Serving the High Plains

Tentative date set for racino announcement

Those wondering when the New Mexico Racing Commission might decide whether Tucumcari is awarded a horse-racing license now can circle a tentative date — Dec. 6.

“I emphasize the word ‘tentative,’” Commission Executive Director Izzy Trejo told the Eastern New Mexico News on Friday. “A tentative date, certainly set in pencil, of Dec. 6 ... that’s the date that we’re gearing towards.

“This could all be subject to change,” Trejo added. “We’re missing a lot of variables in the equation.”

Logan attorney Warren Frost, a frontman for Coronado Partners that wants to bring a an $80 million racetrack and casino to Tucumcari, said during a telephone interview Friday with the Quay County Sun he attended the commission’s meeting Thursday and learned the agency wants to interview all the license applicants — one in Tucumcari, one in Lordsburg and three in Clovis — on Nov. 28. That meeting would be open to the public.

Frost said the Dec. 6 decision date also was announced by the commission during last week's meeting.

The time and place for interviews hasn’t been announced. Frost said it’s his understanding the Nov. 28 hearing will give applicants a chance “to make closing arguments,” then commission members will ask them about financing, proposed racetrack facilities and other issues that might sway the decision.

Frost also said Native American tribes involved in New Mexico’s gaming industry also will be invited to the hearing to express their positions. The Mescalero Apache tribe in Mescalero, which owns the Inn of the Mountain Gods Resort and Casino, opposes a horse-racing track and casino in Clovis, he said.

Trejo said an independent feasibility study of the license applicants in Tucumcari, Clovis and Lordsburg should be completed by mid-November. Convergence Strategy Group of New Orleans is completing the study.

The racing commission’s next regular monthly meeting is Nov. 15 and might continue to a second day, Trejo said.

“Just two long days for the commissioners to evaluate a lot of what they’ve taken in so far and then more,” he said. “It may be an executive session all day; I’m not sure how it’s going to play out.”

Frost, who helped lead a bid for a horse-racing license for Tucumcari 10 years ago that was awarded to Raton, said the commission didn’t conduct final interviews or ask for an independent study of the applications a decade ago.

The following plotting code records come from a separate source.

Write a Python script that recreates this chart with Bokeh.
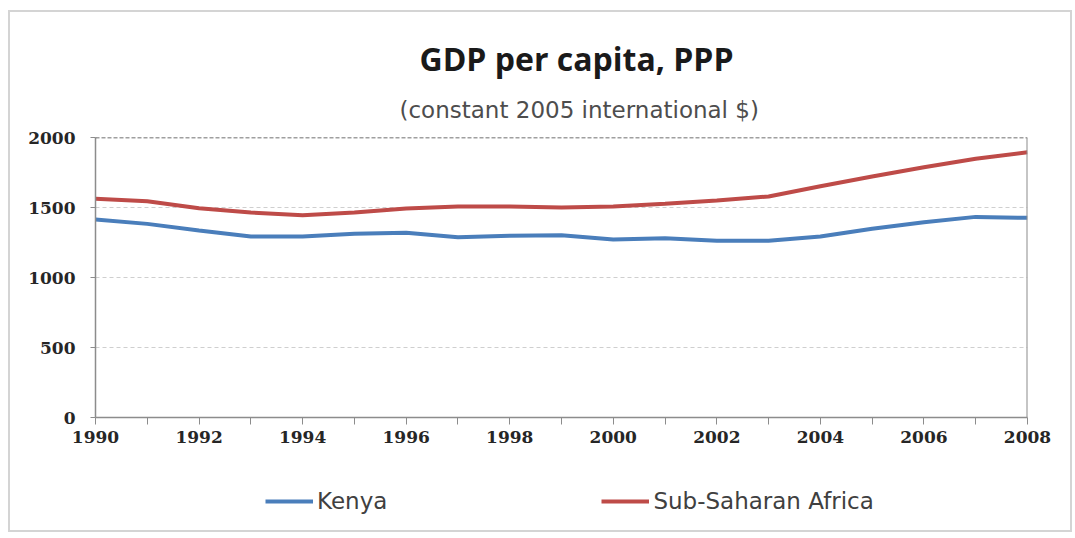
from bokeh.plotting import figure
from bokeh.layouts import column
from bokeh.models import (ColumnDataSource, FixedTicker, Range1d, Span, Title,
                          Legend, LegendItem)
from bokeh.embed import file_html
from bokeh.resources import INLINE

years = list(range(1990, 2009))
kenya = [1414, 1383, 1336, 1293, 1293, 1312, 1319, 1288, 1298, 1302,
         1271, 1281, 1262, 1262, 1293, 1348, 1395, 1433, 1426]
ssa = [1562, 1545, 1495, 1464, 1445, 1464, 1493, 1507, 1507, 1500,
       1507, 1526, 1550, 1579, 1652, 1721, 1788, 1848, 1895]
y_ticks = [0, 500, 1000, 1500, 2000]
x_label_ticks = list(range(1990, 2009, 2))
x_minor_ticks = list(range(1991, 2009, 2))
title_text = "GDP per capita, PPP"
subtitle_text = "(constant 2005 international $)"
series_names = ["Kenya", "Sub-Saharan Africa"]
colors = ["#4A7EBB", "#BE4B48"]

src = ColumnDataSource(dict(year=years, kenya=kenya, ssa=ssa))

W = 1060
p = figure(output_backend="svg", toolbar_location=None,
           frame_width=932, frame_height=280,
           min_border_left=85, min_border_right=43,
           min_border_top=125, min_border_bottom=45,
           x_range=Range1d(1990, 2008), y_range=Range1d(0, 2000))
p.outline_line_color = None
p.background_fill_color = "white"
p.border_fill_color = "white"

for ax in (p.xaxis[0], p.yaxis[0]):
    ax.axis_line_color = "#8c8c8c"
    ax.axis_line_width = 1.5
    ax.major_tick_line_color = "#8c8c8c"
    ax.minor_tick_line_color = "#8c8c8c"
    ax.major_tick_in = 0
    ax.minor_tick_in = 0
    ax.major_label_text_font = "DejaVu Serif"
    ax.major_label_text_font_style = "bold"
    ax.major_label_text_font_size = "17px"
    ax.major_label_text_color = "#262626"

p.xaxis.ticker = FixedTicker(ticks=x_label_ticks, minor_ticks=x_minor_ticks)
p.xaxis.major_tick_out = 7
p.xaxis.minor_tick_out = 7
p.xaxis.major_label_standoff = 6

p.yaxis.ticker = FixedTicker(ticks=y_ticks, minor_ticks=[])
p.yaxis.major_tick_out = 5
p.yaxis.minor_tick_out = 0
p.yaxis.major_label_standoff = 15

p.xgrid.grid_line_color = None
p.ygrid.grid_line_color = "#cfcfcf"
p.ygrid.grid_line_dash = "4 3"
p.ygrid.grid_line_width = 1

p.add_layout(Span(location=2000, dimension="width", line_color="#404040",
                  line_dash="4 2", line_width=1.5))
p.add_layout(Span(location=2008, dimension="height", line_color="#8c8c8c",
                  line_width=2))

p.line("year", "kenya", source=src, line_color=colors[0], line_width=4)
p.line("year", "ssa", source=src, line_color=colors[1], line_width=4)

p.add_layout(Title(text=subtitle_text, align="left", offset=304,
                   text_font="DejaVu Sans", text_font_style="normal",
                   text_font_size="23px", text_color="#4d4d4d",
                   standoff=30), "above")
p.add_layout(Title(text=title_text, align="left", offset=324,
                   text_font="Open Sans", text_font_style="bold",
                   text_font_size="32px", text_color="#1a1a1a",
                   standoff=0), "above")

# legend strip below the chart (its frame aligns with the chart's frame)
H2 = 68
lg = figure(output_backend="svg", toolbar_location=None, width=W, height=H2,
            min_border=0, x_range=Range1d(0, 10), y_range=Range1d(0, 10))
lg.axis.visible = False
lg.grid.visible = False
lg.outline_line_color = None
lg.background_fill_color = "white"
lg.border_fill_color = "white"
# proxy renderers (outside the visible range) that only feed the legend
d1 = lg.line(x=[-20, -19], y=[-20, -20], line_color=colors[0], line_width=4)
d2 = lg.line(x=[-20, -19], y=[-20, -20], line_color=colors[1], line_width=4)
legend = Legend(items=[LegendItem(label=series_names[0], renderers=[d1]),
                       LegendItem(label=series_names[1], renderers=[d2])],
                orientation="horizontal", location=(170, 16),
                glyph_width=48, label_standoff=4, spacing=214,
                label_text_font="DejaVu Sans", label_text_font_size="23px",
                label_text_color="#404040", border_line_color=None,
                background_fill_alpha=0, padding=0, margin=0)
lg.add_layout(legend, "center")

layout = column(p, lg, spacing=0,
                styles={"border": "2px solid #d4d4d4", "margin-left": "8px",
                        "margin-top": "10px"})

open("out.html", "w").write(file_html(layout, INLINE))
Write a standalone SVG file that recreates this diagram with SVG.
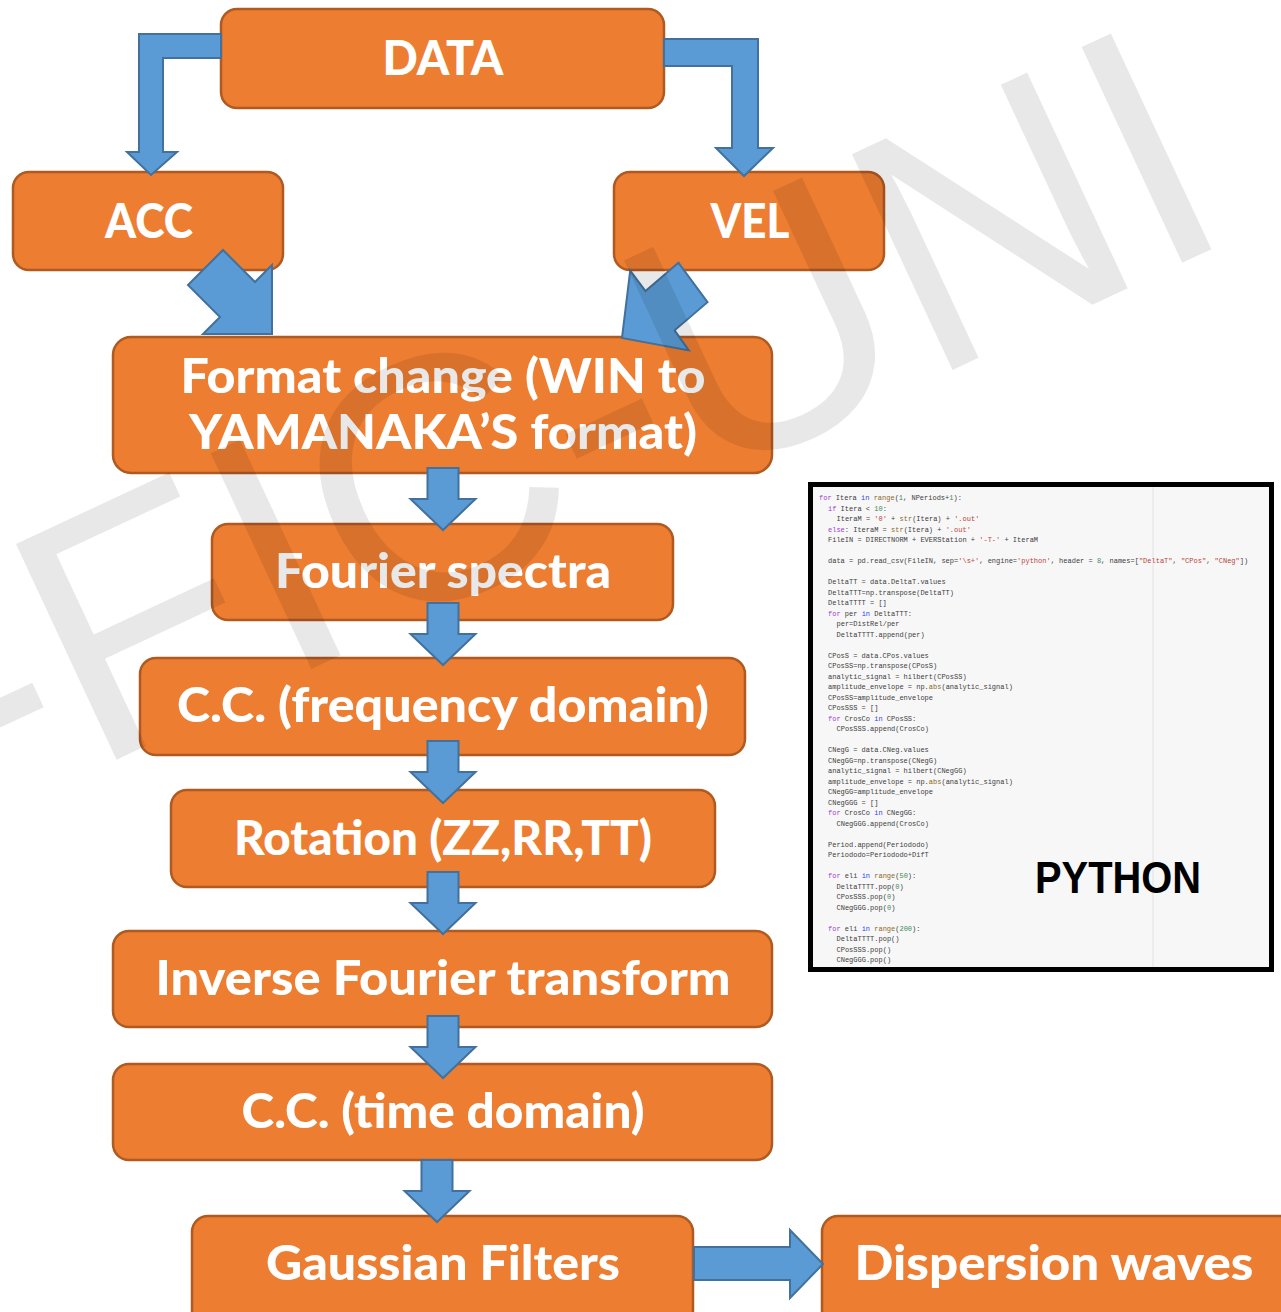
<svg xmlns="http://www.w3.org/2000/svg" width="1281" height="1312" viewBox="0 0 1281 1312">
  <defs>
    <style>
      .box { fill: #ED7D31; stroke: #AE5A21; stroke-width: 2.5; }
      .lbl { fill: #FFFFFF; font-family: Lato, "Open Sans", "Liberation Sans", sans-serif; font-weight: 900; font-size: 48px; text-anchor: middle; }
      .arw { fill: #5B9BD5; stroke: #41719C; stroke-width: 2; stroke-linejoin: miter; }
      .code { font-family: "Liberation Mono", "DejaVu Sans Mono", monospace; font-size: 7px; fill: #404040; white-space: pre; }
      .k { fill: #A23BD6; }
      .b { fill: #3344EE; }
      .s { fill: #B8433B; }
      .f { fill: #8A6A2A; }
      .n { fill: #3A8A5A; }
      .wm { font-family: "Liberation Sans", Arial, sans-serif; font-size: 346px; fill: #000000; fill-opacity: 0.09; }
    </style>
    <path id="down" class="arw" d="M -15.5,-62 H 15.5 V -31 H 32.5 L 0,0 L -32.5,-31 H -15.5 Z"/>
  </defs>

  <rect width="1281" height="1312" fill="#FFFFFF"/>

  <!-- flow boxes -->
  <g id="data"><rect class="box" x="221" y="9" width="443" height="99" rx="16"/><text class="lbl" x="443" y="75" textLength="121" lengthAdjust="spacingAndGlyphs">DATA</text></g>
  <g id="acc"><rect class="box" x="13" y="172" width="270" height="98" rx="16"/><text class="lbl" x="149" y="238" textLength="88" lengthAdjust="spacingAndGlyphs">ACC</text></g>
  <g id="vel"><rect class="box" x="614" y="172" width="270" height="98" rx="16"/><text class="lbl" x="750" y="238" textLength="79" lengthAdjust="spacingAndGlyphs">VEL</text></g>
  <g id="format"><rect class="box" x="113" y="337" width="659" height="136" rx="18"/>
    <text class="lbl" x="443" y="393" textLength="525" lengthAdjust="spacingAndGlyphs">Format change (WIN to</text>
    <text class="lbl" x="443" y="449" textLength="508" lengthAdjust="spacingAndGlyphs">YAMANAKA’S format)</text></g>
  <g id="fourier"><rect class="box" x="212" y="524" width="461" height="96" rx="16"/><text class="lbl" x="443" y="588" textLength="336" lengthAdjust="spacingAndGlyphs">Fourier spectra</text></g>
  <g id="cc-freq"><rect class="box" x="140" y="658" width="605" height="97" rx="16"/><text class="lbl" x="443" y="722" textLength="532" lengthAdjust="spacingAndGlyphs">C.C. (frequency domain)</text></g>
  <g id="rotation"><rect class="box" x="171" y="790" width="544" height="97" rx="16"/><text class="lbl" x="443" y="855" textLength="418" lengthAdjust="spacingAndGlyphs">Rotation (ZZ,RR,TT)</text></g>
  <g id="ifft"><rect class="box" x="113" y="931" width="659" height="96" rx="16"/><text class="lbl" x="443" y="995" textLength="575" lengthAdjust="spacingAndGlyphs">Inverse Fourier transform</text></g>
  <g id="cc-time"><rect class="box" x="113" y="1064" width="659" height="96" rx="16"/><text class="lbl" x="443" y="1128" textLength="403" lengthAdjust="spacingAndGlyphs">C.C. (time domain)</text></g>
  <g id="gauss"><rect class="box" x="192" y="1216" width="501" height="110" rx="16"/><text class="lbl" x="443" y="1280" textLength="354" lengthAdjust="spacingAndGlyphs">Gaussian Filters</text></g>
  <g id="dispersion"><rect class="box" x="822" y="1216" width="480" height="110" rx="16"/><text class="lbl" x="1054" y="1280" textLength="399" lengthAdjust="spacingAndGlyphs">Dispersion waves</text></g>

  <!-- block arrows -->
  <g id="connectors">
    <path class="arw" d="M 221,34 H 139 V 152 H 127 L 151,175 L 177,152 H 163 V 58 H 221 Z"/>
    <path class="arw" d="M 664,39 H 758 V 148 H 773 L 744,176 L 716,148 H 732 V 66 H 664 Z"/>
    <path class="arw" d="M 188,285 L 223,250 L 255,282 L 272,265 L 272,334 L 203,334 L 220,317 Z"/>
    <path class="arw" d="M 678.5,262.8 L 707.5,302.2 L 674.6,330.3 L 688.8,350.4 L 622,338 L 630.2,270.6 L 645.5,291.1 Z"/>
    <use href="#down" x="443" y="530"/>
    <use href="#down" x="443" y="665"/>
    <use href="#down" x="443" y="803"/>
    <use href="#down" x="443" y="934"/>
    <use href="#down" x="443" y="1078"/>
    <use href="#down" x="437" y="1222"/>
    <path class="arw" d="M 694,1247 H 790 V 1230 L 823,1264 L 790,1298 V 1280 H 694 Z"/>
  </g>

  <!-- code listing panel -->
  <g id="python-panel">
    <rect x="810.5" y="484.5" width="461" height="485" fill="#F7F7F7" stroke="#000000" stroke-width="5"/>
    <line x1="1153" y1="487" x2="1153" y2="967" stroke="#E6E6E6" stroke-width="1.2"/>
    <g class="code">
      <text x="819" y="500"><tspan class="k">for</tspan> Itera <tspan class="b">in</tspan> <tspan class="f">range</tspan>(<tspan class="n">1</tspan>, NPeriods+<tspan class="n">1</tspan>):</text>
      <text x="828" y="510.5"><tspan class="k">if</tspan> Itera &lt; <tspan class="n">10</tspan>:</text>
      <text x="836.5" y="521">IteraM = <tspan class="s">'0'</tspan> + <tspan class="f">str</tspan>(Itera) + <tspan class="s">'.out'</tspan></text>
      <text x="828" y="531.5"><tspan class="k">else</tspan>: IteraM = <tspan class="f">str</tspan>(Itera) + <tspan class="s">'.out'</tspan></text>
      <text x="828" y="542">FileIN = DIRECTNORM + EVERStation + <tspan class="s">'-T-'</tspan> + IteraM</text>
      <text x="828" y="563">data = pd.read_csv(FileIN, sep=<tspan class="s">'\s+'</tspan>, engine=<tspan class="s">'python'</tspan>, header = <tspan class="n">8</tspan>, names=[<tspan class="s">"DeltaT"</tspan>, <tspan class="s">"CPos"</tspan>, <tspan class="s">"CNeg"</tspan>])</text>
      <text x="828" y="584">DeltaTT = data.DeltaT.values</text>
      <text x="828" y="594.5">DeltaTTT=np.transpose(DeltaTT)</text>
      <text x="828" y="605">DeltaTTTT = []</text>
      <text x="828" y="615.5"><tspan class="k">for</tspan> per <tspan class="b">in</tspan> DeltaTTT:</text>
      <text x="836.5" y="626">per=DistRel/per</text>
      <text x="836.5" y="636.5">DeltaTTTT.append(per)</text>
      <text x="828" y="657.5">CPosS = data.CPos.values</text>
      <text x="828" y="668">CPosSS=np.transpose(CPosS)</text>
      <text x="828" y="678.5">analytic_signal = hilbert(CPosSS)</text>
      <text x="828" y="689">amplitude_envelope = np.<tspan class="f">abs</tspan>(analytic_signal)</text>
      <text x="828" y="699.5">CPosSS=amplitude_envelope</text>
      <text x="828" y="710">CPosSSS = []</text>
      <text x="828" y="720.5"><tspan class="k">for</tspan> CrosCo <tspan class="b">in</tspan> CPosSS:</text>
      <text x="836.5" y="731">CPosSSS.append(CrosCo)</text>
      <text x="828" y="752">CNegG = data.CNeg.values</text>
      <text x="828" y="762.5">CNegGG=np.transpose(CNegG)</text>
      <text x="828" y="773">analytic_signal = hilbert(CNegGG)</text>
      <text x="828" y="783.5">amplitude_envelope = np.<tspan class="f">abs</tspan>(analytic_signal)</text>
      <text x="828" y="794">CNegGG=amplitude_envelope</text>
      <text x="828" y="804.5">CNegGGG = []</text>
      <text x="828" y="815"><tspan class="k">for</tspan> CrosCo <tspan class="b">in</tspan> CNegGG:</text>
      <text x="836.5" y="825.5">CNegGGG.append(CrosCo)</text>
      <text x="828" y="846.5">Period.append(Periododo)</text>
      <text x="828" y="857">Periododo=Periododo+DifT</text>
      <text x="828" y="878"><tspan class="k">for</tspan> eli <tspan class="b">in</tspan> <tspan class="f">range</tspan>(<tspan class="n">50</tspan>):</text>
      <text x="836.5" y="888.5">DeltaTTTT.pop(<tspan class="n">0</tspan>)</text>
      <text x="836.5" y="899">CPosSSS.pop(<tspan class="n">0</tspan>)</text>
      <text x="836.5" y="909.5">CNegGGG.pop(<tspan class="n">0</tspan>)</text>
      <text x="828" y="930.5"><tspan class="k">for</tspan> eli <tspan class="b">in</tspan> <tspan class="f">range</tspan>(<tspan class="n">200</tspan>):</text>
      <text x="836.5" y="941">DeltaTTTT.pop()</text>
      <text x="836.5" y="951.5">CPosSSS.pop()</text>
      <text x="836.5" y="962">CNegGGG.pop()</text>
    </g>
    <text x="1118" y="893" text-anchor="middle" font-family="'Liberation Sans', Arial, sans-serif" font-weight="bold" font-size="44" fill="#000000" textLength="166" lengthAdjust="spacingAndGlyphs">PYTHON</text>
  </g>

  <!-- faint diagonal watermark over the flow -->
  <text class="wm" transform="translate(116,760) rotate(-25)" x="-143" y="0">-FIC-UNI</text>
</svg>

“I think the racing commission is being very thorough about the applications,” he said. “They want to make sure whoever they pick has their act together and that it’s best for horse racing in New Mexico.”

When asked whether the interviews and study bode well for Tucumcari’s chances, Frost replied: “Absolutely.”

“Ten years ago, the winner was not based on who had the best project, but upon politics,” he said. “I think the more the racing commission wants to get into the weeds on these applications, that’s great for us. That’s what we want. All the facts point to us.”